A un certo punto Laurie offre a Rue una lezione sulla chimica del cervello: più a lungo usi le droghe per sentirti felice e bene, meno il tuo cervello elaborerà quegli effetti, finché il meglio che puoi sperare è che le droghe ti rendano insensibile. Ci sono momenti in cui Euphoria, come Rue, non considera mai gli effetti a lungo termine dell’andare sempre a mille. Quando quasi ogni momento è al livello emotivo più estremo possibile, scena dopo scena, ora dopo ora, diventa sempre più difficile per qualsiasi sequenza, non importa quanto esagerata, avere un impatto. È divertente (in accezione karaoke pop) quando l’apertura della stagione sulla nonna spacciatrice di Fezco usa Jump Into the Fire di Harry Nilsson – che faceva parte di un montaggio iconico di attività simili in Quei bravi ragazzi – ma quando una scena successiva dello stesso episodio evoca Mr. Blonde che balla il soft rock anni Settanta nelle Iene (anche usando un’altra canzone di Gerry Rafferty!) è un po’ sfiancante.

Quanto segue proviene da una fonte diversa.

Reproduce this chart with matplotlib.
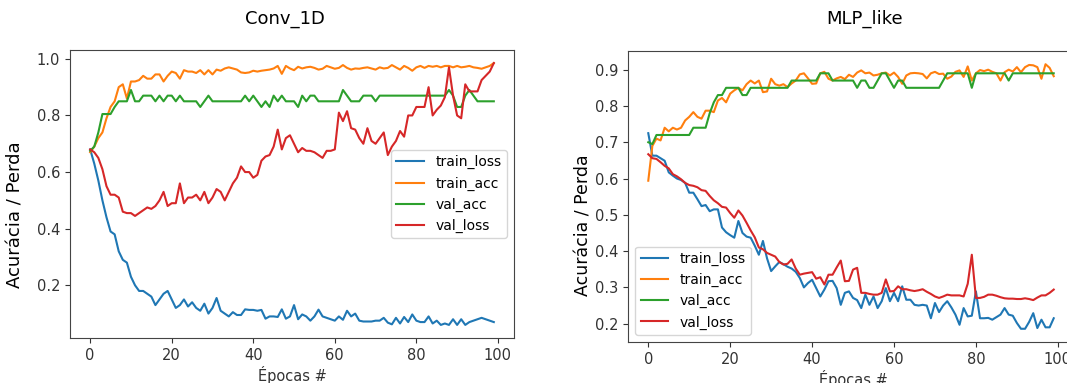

Naturalmente una volta i critici accusavano il giovane Quentin Tarantino di remixare le idee che rubava ai suoi stessi idoli e, se il pubblico di Euphoria conosce Quei bravi ragazzi, è sicuramente perché gliene hanno parlato i genitori. Ma il doppio omaggio alla musica rétro suggerisce come Euphoria non possa mai funzionare abbastanza bene da sola. Anche quando è ottima, sembra di ricevere una montagna del tuo gusto di gelato preferito: delizioso all’inizio, ma più lo consumi più ne pagherai le conseguenze.

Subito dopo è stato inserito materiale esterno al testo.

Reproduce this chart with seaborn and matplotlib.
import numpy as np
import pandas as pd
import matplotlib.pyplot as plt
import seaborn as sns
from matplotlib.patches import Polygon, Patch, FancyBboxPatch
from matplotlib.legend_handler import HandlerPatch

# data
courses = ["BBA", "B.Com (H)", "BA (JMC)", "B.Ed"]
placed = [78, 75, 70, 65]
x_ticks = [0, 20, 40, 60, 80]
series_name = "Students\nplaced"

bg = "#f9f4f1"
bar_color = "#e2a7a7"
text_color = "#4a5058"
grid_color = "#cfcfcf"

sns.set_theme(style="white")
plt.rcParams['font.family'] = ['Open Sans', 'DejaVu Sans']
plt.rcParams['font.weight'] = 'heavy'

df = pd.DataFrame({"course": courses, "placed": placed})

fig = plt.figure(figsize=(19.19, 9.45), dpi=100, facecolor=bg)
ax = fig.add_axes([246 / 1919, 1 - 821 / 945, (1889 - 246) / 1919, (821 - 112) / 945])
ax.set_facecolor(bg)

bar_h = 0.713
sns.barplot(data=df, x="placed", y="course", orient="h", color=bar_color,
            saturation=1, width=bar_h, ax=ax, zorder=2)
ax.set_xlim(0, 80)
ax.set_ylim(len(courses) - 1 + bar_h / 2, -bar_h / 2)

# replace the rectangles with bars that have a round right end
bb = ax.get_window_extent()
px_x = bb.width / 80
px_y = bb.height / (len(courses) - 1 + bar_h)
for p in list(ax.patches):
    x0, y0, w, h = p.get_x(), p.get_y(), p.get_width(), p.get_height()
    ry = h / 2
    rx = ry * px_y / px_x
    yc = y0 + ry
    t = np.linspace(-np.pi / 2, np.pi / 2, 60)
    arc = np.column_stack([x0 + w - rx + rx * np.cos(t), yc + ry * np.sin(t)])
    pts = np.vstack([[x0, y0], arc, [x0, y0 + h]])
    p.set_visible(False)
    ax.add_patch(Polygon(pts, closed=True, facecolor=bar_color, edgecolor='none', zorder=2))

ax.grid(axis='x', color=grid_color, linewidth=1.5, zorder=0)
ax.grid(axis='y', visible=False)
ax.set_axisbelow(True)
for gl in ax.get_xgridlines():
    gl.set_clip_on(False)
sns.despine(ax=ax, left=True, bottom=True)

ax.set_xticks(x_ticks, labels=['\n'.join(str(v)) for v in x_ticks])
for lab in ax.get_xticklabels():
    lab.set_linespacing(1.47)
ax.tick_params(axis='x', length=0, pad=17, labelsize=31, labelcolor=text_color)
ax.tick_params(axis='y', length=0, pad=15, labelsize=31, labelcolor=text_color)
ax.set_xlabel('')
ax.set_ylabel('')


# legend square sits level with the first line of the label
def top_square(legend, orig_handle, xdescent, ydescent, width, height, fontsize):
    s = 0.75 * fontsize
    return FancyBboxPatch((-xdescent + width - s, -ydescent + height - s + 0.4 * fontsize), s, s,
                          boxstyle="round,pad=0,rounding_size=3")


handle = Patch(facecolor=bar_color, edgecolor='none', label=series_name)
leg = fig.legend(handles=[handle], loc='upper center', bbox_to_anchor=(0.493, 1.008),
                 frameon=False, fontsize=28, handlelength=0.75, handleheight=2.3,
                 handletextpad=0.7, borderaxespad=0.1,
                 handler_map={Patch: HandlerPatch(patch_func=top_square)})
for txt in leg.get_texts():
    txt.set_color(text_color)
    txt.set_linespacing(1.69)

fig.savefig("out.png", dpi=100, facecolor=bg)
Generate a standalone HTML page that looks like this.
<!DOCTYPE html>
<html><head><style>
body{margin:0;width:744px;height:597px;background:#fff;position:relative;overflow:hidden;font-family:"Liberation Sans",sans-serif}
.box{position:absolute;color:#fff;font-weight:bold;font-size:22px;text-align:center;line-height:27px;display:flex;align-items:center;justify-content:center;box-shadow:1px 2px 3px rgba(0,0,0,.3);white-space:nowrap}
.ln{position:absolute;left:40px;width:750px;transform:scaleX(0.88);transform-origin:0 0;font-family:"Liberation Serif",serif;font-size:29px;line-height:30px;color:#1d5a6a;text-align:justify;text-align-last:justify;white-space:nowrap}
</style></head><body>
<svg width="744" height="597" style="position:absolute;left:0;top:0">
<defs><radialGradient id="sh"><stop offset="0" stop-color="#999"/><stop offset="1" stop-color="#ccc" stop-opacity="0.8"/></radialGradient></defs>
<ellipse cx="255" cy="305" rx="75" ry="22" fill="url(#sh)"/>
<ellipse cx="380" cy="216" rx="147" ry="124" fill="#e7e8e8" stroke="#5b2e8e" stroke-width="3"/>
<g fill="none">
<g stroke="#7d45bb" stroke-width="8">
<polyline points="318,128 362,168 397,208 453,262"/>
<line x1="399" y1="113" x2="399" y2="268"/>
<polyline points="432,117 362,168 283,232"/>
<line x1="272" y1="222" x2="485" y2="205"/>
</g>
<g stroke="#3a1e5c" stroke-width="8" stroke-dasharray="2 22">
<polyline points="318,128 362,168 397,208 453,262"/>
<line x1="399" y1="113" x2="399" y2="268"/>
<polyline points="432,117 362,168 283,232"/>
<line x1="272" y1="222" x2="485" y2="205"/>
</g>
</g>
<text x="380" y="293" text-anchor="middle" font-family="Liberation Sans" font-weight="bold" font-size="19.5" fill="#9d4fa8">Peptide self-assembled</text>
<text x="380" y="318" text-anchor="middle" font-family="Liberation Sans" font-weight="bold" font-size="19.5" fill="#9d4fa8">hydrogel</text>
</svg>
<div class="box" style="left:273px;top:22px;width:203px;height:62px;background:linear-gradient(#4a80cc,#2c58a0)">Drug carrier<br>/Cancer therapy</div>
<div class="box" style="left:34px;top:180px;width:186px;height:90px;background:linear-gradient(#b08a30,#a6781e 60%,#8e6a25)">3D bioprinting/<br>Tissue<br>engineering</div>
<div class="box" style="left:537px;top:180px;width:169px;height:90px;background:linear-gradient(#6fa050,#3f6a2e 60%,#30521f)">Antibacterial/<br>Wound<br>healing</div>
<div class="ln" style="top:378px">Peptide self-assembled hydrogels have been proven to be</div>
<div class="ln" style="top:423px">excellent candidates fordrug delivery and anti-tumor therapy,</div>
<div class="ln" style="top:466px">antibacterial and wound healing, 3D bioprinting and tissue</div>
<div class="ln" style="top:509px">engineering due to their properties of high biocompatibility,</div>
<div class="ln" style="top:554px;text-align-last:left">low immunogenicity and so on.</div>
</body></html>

Verso la fine della stagione, la timida Lexi decide di smettere di essere una comparsa nella sua stessa vita e diventa la star, mettendo in scena uno spettacolo su se stessa e le sue amiche, dove vediamo Maude Apatow e un gruppo di guest star recitare la trama di Euphoria nell’auditorium della scuola. Da un lato, questo porta a un altro episodio formidabile, formalmente fantasioso, in cui le scene sul palco si confondono in sequenze con i personaggi “reali”. (È anche, come il terzo episodio, perfettamente bilanciato tra angoscia e umorismo consapevole.) Dall’altro, le scene sono così simili e la voce fuori campo di Lexi così evocativa della narrazione che Zendaya offre in modo magneticamente sottovalutato ogni due settimane da far percepire Euphoria nel suo insieme come qualcosa che Lexi avrebbe potuto scrivere – e non in modo lusinghiero.

Euphoria è abbastanza grande da giustificare spesso almeno alcuni dei suoi comportamenti peggiori, anche se a volte vale anche per la serie quello che ammette Cassie: «Continuo a non imparare dai miei errori e a commetterli di nuovo».